Records excerpted from a collection:
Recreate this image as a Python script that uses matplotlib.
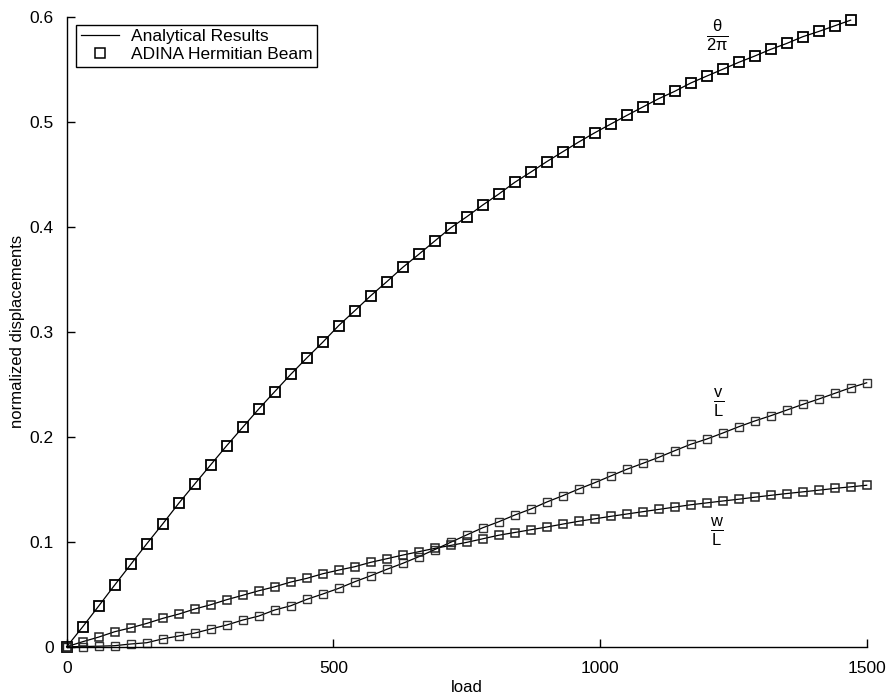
import numpy as np
import matplotlib
matplotlib.use("Agg")
import matplotlib.pyplot as plt
from matplotlib.lines import Line2D

plt.rcParams['font.family'] = ['Liberation Sans', 'DejaVu Sans']
plt.rcParams['mathtext.fontset'] = 'custom'
plt.rcParams['mathtext.rm'] = 'Liberation Sans'
plt.rcParams['mathtext.it'] = 'Liberation Sans'
plt.rcParams['mathtext.sf'] = 'Liberation Sans'

# ---- data ----
load_theta = list(range(0, 1471, 30))
theta_2pi = [0.0, 0.019, 0.0388, 0.0588, 0.0784, 0.098, 0.117, 0.1366, 0.155, 0.1733,
             0.1915, 0.209, 0.2264, 0.243, 0.2594, 0.275, 0.290, 0.3059, 0.320, 0.3343,
             0.3476, 0.3613, 0.3737, 0.3864, 0.399, 0.4095, 0.4207, 0.4311, 0.4423, 0.452,
             0.462, 0.4714, 0.4807, 0.4895, 0.4978, 0.506, 0.514, 0.522, 0.529, 0.5369,
             0.5435, 0.550, 0.5566, 0.5626, 0.569, 0.5746, 0.581, 0.586, 0.5914, 0.5968]

load_vw = list(range(0, 1501, 30))
v_L = [0.0, 0.0002, 0.0005, 0.001, 0.0026, 0.0038, 0.0075, 0.0102, 0.013, 0.0169,
       0.0207, 0.0254, 0.0292, 0.035, 0.039, 0.0451, 0.0502, 0.0556, 0.0619, 0.0676,
       0.0737, 0.0794, 0.0857, 0.0925, 0.0995, 0.1065, 0.1133, 0.119, 0.1254, 0.1311,
       0.1378, 0.1438, 0.1502, 0.1562, 0.1626, 0.169, 0.1746, 0.1804, 0.1867, 0.1928,
       0.1978, 0.2035, 0.2095, 0.215, 0.22, 0.2254, 0.2308, 0.2359, 0.2413, 0.2467, 0.2514]
w_L = [0.0, 0.0048, 0.0092, 0.0143, 0.018, 0.0222, 0.027, 0.0311, 0.0359, 0.040,
       0.0448, 0.049, 0.0533, 0.0571, 0.0616, 0.0651, 0.0695, 0.073, 0.0762, 0.0804,
       0.0838, 0.0873, 0.0905, 0.0937, 0.0965, 0.0994, 0.1028, 0.1062, 0.1088, 0.1114,
       0.1140, 0.1168, 0.1195, 0.1218, 0.1242, 0.1264, 0.1286, 0.1308, 0.1330, 0.1352,
       0.1370, 0.1388, 0.1405, 0.1424, 0.1442, 0.1459, 0.1475, 0.1491, 0.1508, 0.1523, 0.1538]

xticks = [0, 500, 1000, 1500]
xticklabels = ['0', '500', '1000', '1500']
yticks = [0, 0.1, 0.2, 0.3, 0.4, 0.5, 0.6]
yticklabels = ['0', '0.1', '0.2', '0.3', '0.4', '0.5', '0.6']

# ---- figure ----
fig = plt.figure(figsize=(8.92, 7.0), dpi=100)
ax = fig.add_axes([0.0748, 0.0761, 0.8968, 0.8999])

ax.plot(load_theta, theta_2pi, color='black', lw=0.9, clip_on=False)
ax.plot(load_vw, v_L, color='black', lw=0.9, clip_on=False)
ax.plot(load_vw, w_L, color='black', lw=0.9, clip_on=False)

ax.plot(load_theta, theta_2pi, ls='none', marker='s', ms=7.0, mfc='none',
        mec='black', mew=1.3, clip_on=False)
ax.plot(load_vw, v_L, ls='none', marker='s', ms=6.3, mfc='none',
        mec='#333333', mew=1.0, clip_on=False)
ax.plot(load_vw, w_L, ls='none', marker='s', ms=6.3, mfc='none',
        mec='#222222', mew=1.1, clip_on=False)

ax.set_xlim(0, 1500)
ax.set_ylim(0, 0.6)
ax.set_xticks(xticks)
ax.set_xticklabels(xticklabels)
ax.set_yticks(yticks)
ax.set_yticklabels(yticklabels)
ax.tick_params(direction='in', length=6, width=1.0, labelsize=12.5, colors='black')
ax.tick_params(axis='x', pad=10)
ax.tick_params(axis='y', pad=9.5)

for s in ['top', 'right']:
    ax.spines[s].set_visible(False)
for s in ['left', 'bottom']:
    ax.spines[s].set_linewidth(1.0)

ax.set_xlabel('load', fontsize=12, labelpad=3)
ax.set_ylabel('normalized displacements', fontsize=12, labelpad=3)

ax.text(1219, 0.5826, r'$\frac{\theta}{2\pi}$', fontsize=17, ha='center', va='center')
ax.text(1223, 0.2321, r'$\frac{\mathrm{v}}{\mathrm{L}}$', fontsize=17, ha='center', va='center')
ax.text(1219, 0.1092, r'$\frac{\mathrm{w}}{\mathrm{L}}$', fontsize=17, ha='center', va='center')

handles = [Line2D([], [], color='black', lw=0.9),
           Line2D([], [], ls='none', marker='s', ms=6.5, mfc='none', mec='black', mew=1.1)]
leg = ax.legend(handles, ['Analytical Results', 'ADINA Hermitian Beam'],
                loc='upper left', bbox_to_anchor=(0.012, 0.987), borderaxespad=0,
                fancybox=False, framealpha=1, edgecolor='black', fontsize=12.5,
                handlelength=2.2, handletextpad=0.7, borderpad=0.25, labelspacing=0.15)
leg.get_frame().set_linewidth(1.0)

fig.savefig('out.png', dpi=100)
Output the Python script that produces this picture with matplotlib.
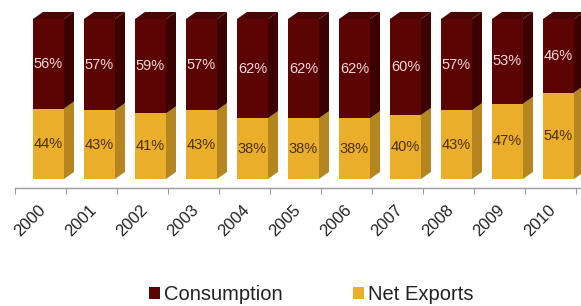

[What to produce]
Every record above should be written out again exactly; the pictures stay out of the copy.

[Solution for this task]
Recreate this image as a Python script that uses matplotlib.
import numpy as np
import matplotlib
matplotlib.use("Agg")
import matplotlib.pyplot as plt
from matplotlib.lines import Line2D

plt.rcParams['font.family'] = ['Liberation Sans', 'DejaVu Sans']
plt.rcParams['mathtext.fontset'] = 'custom'
plt.rcParams['mathtext.rm'] = 'Liberation Sans'
plt.rcParams['mathtext.it'] = 'Liberation Sans'
plt.rcParams['mathtext.sf'] = 'Liberation Sans'

# ---- data ----
load_theta = list(range(0, 1471, 30))
theta_2pi = [0.0, 0.019, 0.0388, 0.0588, 0.0784, 0.098, 0.117, 0.1366, 0.155, 0.1733,
             0.1915, 0.209, 0.2264, 0.243, 0.2594, 0.275, 0.290, 0.3059, 0.320, 0.3343,
             0.3476, 0.3613, 0.3737, 0.3864, 0.399, 0.4095, 0.4207, 0.4311, 0.4423, 0.452,
             0.462, 0.4714, 0.4807, 0.4895, 0.4978, 0.506, 0.514, 0.522, 0.529, 0.5369,
             0.5435, 0.550, 0.5566, 0.5626, 0.569, 0.5746, 0.581, 0.586, 0.5914, 0.5968]

load_vw = list(range(0, 1501, 30))
v_L = [0.0, 0.0002, 0.0005, 0.001, 0.0026, 0.0038, 0.0075, 0.0102, 0.013, 0.0169,
       0.0207, 0.0254, 0.0292, 0.035, 0.039, 0.0451, 0.0502, 0.0556, 0.0619, 0.0676,
       0.0737, 0.0794, 0.0857, 0.0925, 0.0995, 0.1065, 0.1133, 0.119, 0.1254, 0.1311,
       0.1378, 0.1438, 0.1502, 0.1562, 0.1626, 0.169, 0.1746, 0.1804, 0.1867, 0.1928,
       0.1978, 0.2035, 0.2095, 0.215, 0.22, 0.2254, 0.2308, 0.2359, 0.2413, 0.2467, 0.2514]
w_L = [0.0, 0.0048, 0.0092, 0.0143, 0.018, 0.0222, 0.027, 0.0311, 0.0359, 0.040,
       0.0448, 0.049, 0.0533, 0.0571, 0.0616, 0.0651, 0.0695, 0.073, 0.0762, 0.0804,
       0.0838, 0.0873, 0.0905, 0.0937, 0.0965, 0.0994, 0.1028, 0.1062, 0.1088, 0.1114,
       0.1140, 0.1168, 0.1195, 0.1218, 0.1242, 0.1264, 0.1286, 0.1308, 0.1330, 0.1352,
       0.1370, 0.1388, 0.1405, 0.1424, 0.1442, 0.1459, 0.1475, 0.1491, 0.1508, 0.1523, 0.1538]

xticks = [0, 500, 1000, 1500]
xticklabels = ['0', '500', '1000', '1500']
yticks = [0, 0.1, 0.2, 0.3, 0.4, 0.5, 0.6]
yticklabels = ['0', '0.1', '0.2', '0.3', '0.4', '0.5', '0.6']

# ---- figure ----
fig = plt.figure(figsize=(8.92, 7.0), dpi=100)
ax = fig.add_axes([0.0748, 0.0761, 0.8968, 0.8999])

ax.plot(load_theta, theta_2pi, color='black', lw=0.9, clip_on=False)
ax.plot(load_vw, v_L, color='black', lw=0.9, clip_on=False)
ax.plot(load_vw, w_L, color='black', lw=0.9, clip_on=False)

ax.plot(load_theta, theta_2pi, ls='none', marker='s', ms=7.0, mfc='none',
        mec='black', mew=1.3, clip_on=False)
ax.plot(load_vw, v_L, ls='none', marker='s', ms=6.3, mfc='none',
        mec='#333333', mew=1.0, clip_on=False)
ax.plot(load_vw, w_L, ls='none', marker='s', ms=6.3, mfc='none',
        mec='#222222', mew=1.1, clip_on=False)

ax.set_xlim(0, 1500)
ax.set_ylim(0, 0.6)
ax.set_xticks(xticks)
ax.set_xticklabels(xticklabels)
ax.set_yticks(yticks)
ax.set_yticklabels(yticklabels)
ax.tick_params(direction='in', length=6, width=1.0, labelsize=12.5, colors='black')
ax.tick_params(axis='x', pad=10)
ax.tick_params(axis='y', pad=9.5)

for s in ['top', 'right']:
    ax.spines[s].set_visible(False)
for s in ['left', 'bottom']:
    ax.spines[s].set_linewidth(1.0)

ax.set_xlabel('load', fontsize=12, labelpad=3)
ax.set_ylabel('normalized displacements', fontsize=12, labelpad=3)

ax.text(1219, 0.5826, r'$\frac{\theta}{2\pi}$', fontsize=17, ha='center', va='center')
ax.text(1223, 0.2321, r'$\frac{\mathrm{v}}{\mathrm{L}}$', fontsize=17, ha='center', va='center')
ax.text(1219, 0.1092, r'$\frac{\mathrm{w}}{\mathrm{L}}$', fontsize=17, ha='center', va='center')

handles = [Line2D([], [], color='black', lw=0.9),
           Line2D([], [], ls='none', marker='s', ms=6.5, mfc='none', mec='black', mew=1.1)]
leg = ax.legend(handles, ['Analytical Results', 'ADINA Hermitian Beam'],
                loc='upper left', bbox_to_anchor=(0.012, 0.987), borderaxespad=0,
                fancybox=False, framealpha=1, edgecolor='black', fontsize=12.5,
                handlelength=2.2, handletextpad=0.7, borderpad=0.25, labelspacing=0.15)
leg.get_frame().set_linewidth(1.0)

fig.savefig('out.png', dpi=100)
Output the Python script that produces this picture with matplotlib.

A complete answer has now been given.